Abstract
In the midst of reading this book, I watched Mr Kailish Satyarthi, the crusader against child labour in India receiving the joint Nobel Peace Award with the Pakistani education activist Malala Yousafzai at Oslo, Norway on 10 December 2014. Through his NGO, Bachpan Bachao Aandolan (BBA) or Save the Childhood Movement, Mr Satyarthi has so far rescued about 80,000 children from the shackles of slavery, bonded labour and trafficking. Both this book and Mr Satyrathi’s work deal with children’s work (kaam, labour) but the contexts are somewhat different. This book, based on ethnographic research conducted in 2004 on children and young people aged 10–18, and organized into seven chapters, is a contribution to the new generation of work on the lives of children and youths of South Asia (Chapter 1).
The narratives of the children’s lives begin in Bemni, a village located in the ‘high’ Himalayan region of Chamoli district, far north of Uttarakhand in the Nandakini Valley. Indeed, the stories of children’s hard labour (mostly unpaid) are a testimony of nuanced scholarship. Devoid of electricity and running water in their homes, the children remain detached from the increasingly globalized world. Dyson compares this point with David Harvey’s (1989) ‘time-space compression’ (Chapter 2). This phenomenon, however, is not unique to Bemni alone. It is evident that in rural India, 72,056,350 and 37,015,515 households respectively fetch water from near the premises or from distant places; 72,435,303 households use kerosene as the key source of lighting, while 897,760 households continue to remain in the dark with no lighting facilities (Census of India, 2011). The new Indian government under the leadership of honourable Prime Minister Mr Narendra Modi commits to redress and aims to deliver these basic needs for every household by 2022.

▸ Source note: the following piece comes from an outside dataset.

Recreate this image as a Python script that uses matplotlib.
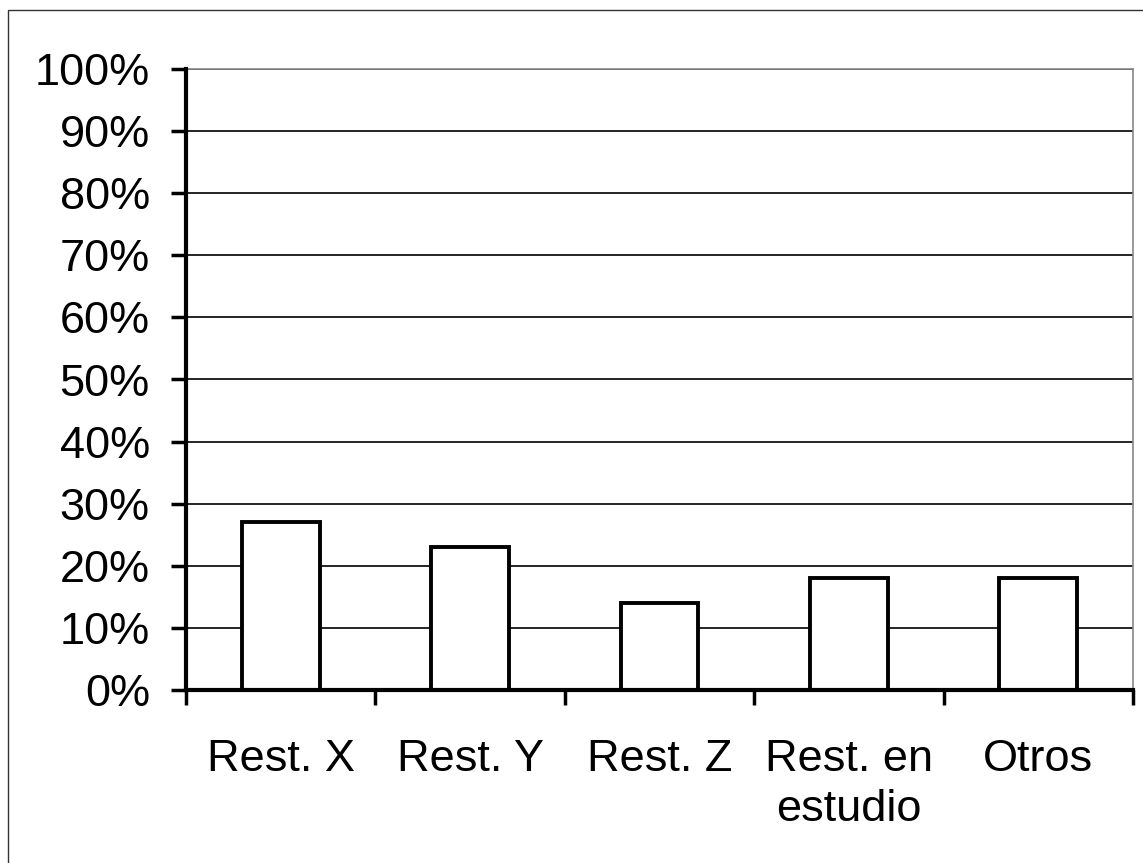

While Mr Satyarthi’s award has induced through BBA the impetus for a global movement, Dyson’s book ensures that children’s work in Bemni receives an international platform. Through the portrayal of everyday mundane work practices of children and younger people, Dyson foregrounds the work experiences of these young people, which otherwise would have remained ‘hidden’ or sidelined by the society in general or socio-geographic research in particular. In doing so, Dyson shows that the children are not only ‘active agents’, but that ‘this agency… is tied up with notions of interdependence that are crucial to children’s own sense of themselves as competent young people’ (p. 12).
Shaped by social inequalities of gender, class and caste, the research unveils how the children and young people are the products of the village environment, their rich relationships with the fields, forests and are ‘knowledgeable agents’ of the local resources. The crux of the rural economy, these children’s multiple work spans from washing dishes, cooking, sweeping courtyard, changing livestock bedding, looking after younger sibling(s), through to backbreaking and gruelling works across the rugged mountainous landscape such as herding cattle, collecting wood, fodder, leaves (suttoor), lichen (mukku), weeding potatoes and fetching water. At the same time, these children also attend school but knit tangled meshes while juggling multiple household workloads to complete their school-related works. Consequently, these children enjoyed very little leisure time, albeit they sometimes used school-work and mukku collection (like Saka and her higher caste friends) as excuses and fun opportunities to escape the brunt of household chores (Chapters 3, 4, 5 and 6). Nevertheless, through their work, the children cultivate gendered identities and gain ‘skills useful in later life’ (p. 61). For instance, the children obtained creative skills of improvisation (juggad) to manage works in agricultural fields or harvest forest resources (mukku collection). Similarly, children’s practices of herding puja, leaf collection, etc. are not only sources of fun, these activities act as vehicles that help them develop gendered ideas of ‘self’ and acquire skills of friendship and ‘social capital’. While for Saka and her friends, mukku collection is a source fun, ‘in which to mischievously invert notions of proper femininity’ (p. 131), a way to unsettle village norms of gender inequality, for boys like Manoj and Rakesh, mukku collection offers an income-generating asset, which they compared with salaried jobs (naukri)—a medium to develop ‘hegemonic masculinity’ (p. 131)—a road to obtaining money, power and dignity (Chapter 6).
In parallel, it is worth mentioning that despite BBA’s effort, India’s menace of paid child labour continues to be rampant. The employment and vulnerability indicator of the United Nations Development Programme’s Human Development Report for India reveals that 11.5 per cent children (aged 5–14) are engaged in precarious and high-risk environments to eke out a living, but the book makes two significant contributions. First, it sheds light on the ‘strength of young people’s agency… [by] pointing [to their] active and creative engagement’ with (un)paid labour and second, it draws on the significance of the children’s everyday work practices and the environment as sites of socio-cultural reproduction (Chapter 7, p. 144). Dyson also includes an epilogue (p. 146) that sketches the gradual educational and infrastructural changes in Bemni since 2004.
Fairly priced, the book offers an excellent read for human geographers, sociologists, development practitioners or scholars interested in understanding childhood, youth and the environment within India and beyond.